» **Aim**:
Leave the pictures out and retype the lines from the beginning through the line with "const axisGray = '#a6a6a6';", both ends included.
---*---
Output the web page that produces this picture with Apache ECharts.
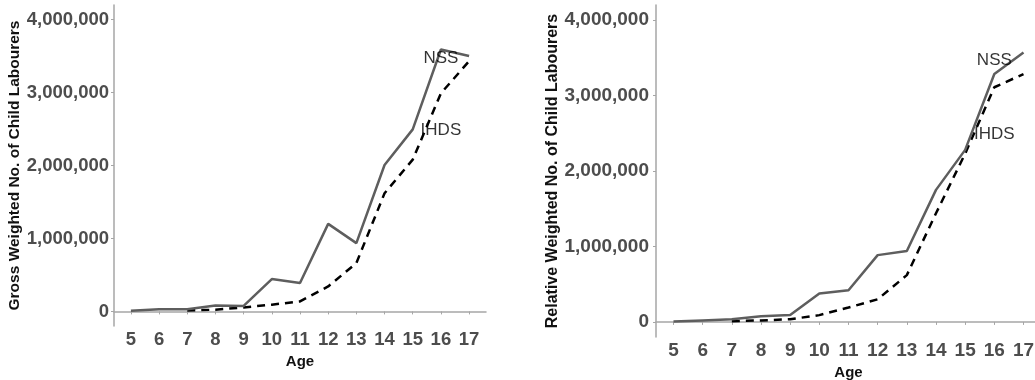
<!DOCTYPE html>
<html>
<head>
<meta charset="utf-8">
<script src="https://cdn.jsdelivr.net/npm/echarts@6/dist/echarts.min.js"></script>
<style>
  html, body { margin: 0; padding: 0; background: #fff; }
  #chart { width: 1035px; height: 380px; }
</style>
</head>
<body>
<div id="chart"></div>
<script>
// Ages on the x axis
const ages = [5, 6, 7, 8, 9, 10, 11, 12, 13, 14, 15, 16, 17];
const idhsAges = [7, 8, 9, 10, 11, 12, 13, 14, 15, 16, 17];

// Gross weighted number of child labourers
const grossNSS = [8000, 28000, 30000, 80000, 75000, 443000, 389000, 1200000, 936000, 2007000, 2495000, 3590000, 3500000];
const grossIHDS = [14000, 23000, 55000, 92000, 137000, 342000, 662000, 1620000, 2080000, 2990000, 3430000];

// Relative weighted number of child labourers
const relNSS = [5000, 20000, 35000, 75000, 90000, 377000, 420000, 885000, 940000, 1750000, 2280000, 3285000, 3570000];
const relIHDS = [10000, 20000, 35000, 90000, 190000, 300000, 620000, 1440000, 2230000, 3110000, 3285000];

// Y axis ticks and the direct series labels
const yTicks = [0, 1000000, 2000000, 3000000, 4000000];
const seriesNames = ['NSS', 'IHDS'];
const labelAge = 16;
const labelValues = [3470000, 2480000];

const zip = (xs, ys) => xs.map((x, i) => [x, ys[i]]);
const fmt = v => v.toLocaleString('en-US');

const chart = echarts.init(document.getElementById('chart'), null, { renderer: 'canvas' });

const tickColor = '#4d4d4d';
const axisGray = '#a6a6a6';

function xAxis(gridIndex, labelSize, nameGap) {
  return {
    type: 'value', gridIndex, min: 4.4, max: 17.6,
    name: 'Age', nameLocation: 'middle', nameGap,
    nameTextStyle: { fontFamily: 'Liberation Sans', fontWeight: 'bold', fontSize: 15, color: '#111' },
    axisLine: { show: true, lineStyle: { color: axisGray, width: 1.5 } },
    axisTick: { show: true, length: 3, lineStyle: { color: axisGray }, customValues: ages },
    axisLabel: { customValues: ages, margin: 4, fontFamily: 'Liberation Sans', fontWeight: 'bold', fontSize: labelSize, color: tickColor },
    splitLine: { show: false }
  };
}

function yAxis(gridIndex, title, labelSize, titleSize, nameGap, margin) {
  return {
    type: 'value', gridIndex, min: -200000, max: 4200000,
    name: title, nameLocation: 'middle', nameGap, nameRotate: 90,
    nameTextStyle: { fontFamily: 'Liberation Sans', fontWeight: 'bold', fontSize: titleSize, color: '#111' },
    axisLine: { show: true, lineStyle: { color: axisGray, width: 1.5 } },
    axisTick: { show: true, length: 3, lineStyle: { color: axisGray }, customValues: yTicks },
    axisLabel: { customValues: yTicks, margin, formatter: fmt, fontFamily: 'Liberation Sans', fontWeight: 'bold', fontSize: labelSize, color: tickColor },
    splitLine: { show: false }
  };
}

function solid(i, data) {
  return { type: 'line', xAxisIndex: i, yAxisIndex: i, data, symbol: 'none', silent: true,
    lineStyle: { color: '#5e5e5e', width: 2.5 }, z: 3 };
}
function dashed(i, data) {
  return { type: 'line', xAxisIndex: i, yAxisIndex: i, data, symbol: 'none', silent: true,
    lineStyle: { color: '#000', width: 2.5, type: [8, 6] }, z: 2 };
}
// Direct series labels placed next to the curves at age 16
function tags(i) {
  return { type: 'scatter', xAxisIndex: i, yAxisIndex: i, symbolSize: 0, silent: true, z: 5,
    itemStyle: { color: '#000' },
    data: seriesNames.map((n, k) => ({ name: n, value: [labelAge, labelValues[k]] })),
    label: { show: true, position: 'inside', formatter: p => p.name,
      textBorderWidth: 0, textBorderColor: 'transparent',
      fontFamily: 'Liberation Sans', fontSize: 17, color: '#000' } };
}

chart.setOption({
  animation: false,
  backgroundColor: '#fff',
  grid: [
    { left: 114, top: 5, width: 372, height: 321, outerBoundsMode: 'none' },
    { left: 656, top: 5, width: 385, height: 332, outerBoundsMode: 'none' }
  ],
  xAxis: [xAxis(0, 18.5, 20), xAxis(1, 19, 21)],
  yAxis: [
    yAxis(0, 'Gross Weighted No. of Child Labourers', 18.5, 15.5, 90, 5),
    yAxis(1, 'Relative Weighted No. of Child Labourers', 19, 16, 95, 7)
  ],
  series: [
    dashed(0, zip(idhsAges, grossIHDS)),
    solid(0, zip(ages, grossNSS)),
    tags(0),
    dashed(1, zip(idhsAges, relIHDS)),
    solid(1, zip(ages, relNSS)),
    tags(1)
  ]
});
</script>
</body>
</html>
---*---
» **Exercise solution**:
Output the web page that produces this picture with Apache ECharts.
<!DOCTYPE html>
<html>
<head>
<meta charset="utf-8">
<script src="https://cdn.jsdelivr.net/npm/echarts@6/dist/echarts.min.js"></script>
<style>
  html, body { margin: 0; padding: 0; background: #fff; }
  #chart { width: 1035px; height: 380px; }
</style>
</head>
<body>
<div id="chart"></div>
<script>
// Ages on the x axis
const ages = [5, 6, 7, 8, 9, 10, 11, 12, 13, 14, 15, 16, 17];
const idhsAges = [7, 8, 9, 10, 11, 12, 13, 14, 15, 16, 17];

// Gross weighted number of child labourers
const grossNSS = [8000, 28000, 30000, 80000, 75000, 443000, 389000, 1200000, 936000, 2007000, 2495000, 3590000, 3500000];
const grossIHDS = [14000, 23000, 55000, 92000, 137000, 342000, 662000, 1620000, 2080000, 2990000, 3430000];

// Relative weighted number of child labourers
const relNSS = [5000, 20000, 35000, 75000, 90000, 377000, 420000, 885000, 940000, 1750000, 2280000, 3285000, 3570000];
const relIHDS = [10000, 20000, 35000, 90000, 190000, 300000, 620000, 1440000, 2230000, 3110000, 3285000];

// Y axis ticks and the direct series labels
const yTicks = [0, 1000000, 2000000, 3000000, 4000000];
const seriesNames = ['NSS', 'IHDS'];
const labelAge = 16;
const labelValues = [3470000, 2480000];

const zip = (xs, ys) => xs.map((x, i) => [x, ys[i]]);
const fmt = v => v.toLocaleString('en-US');

const chart = echarts.init(document.getElementById('chart'), null, { renderer: 'canvas' });

const tickColor = '#4d4d4d';
const axisGray = '#a6a6a6';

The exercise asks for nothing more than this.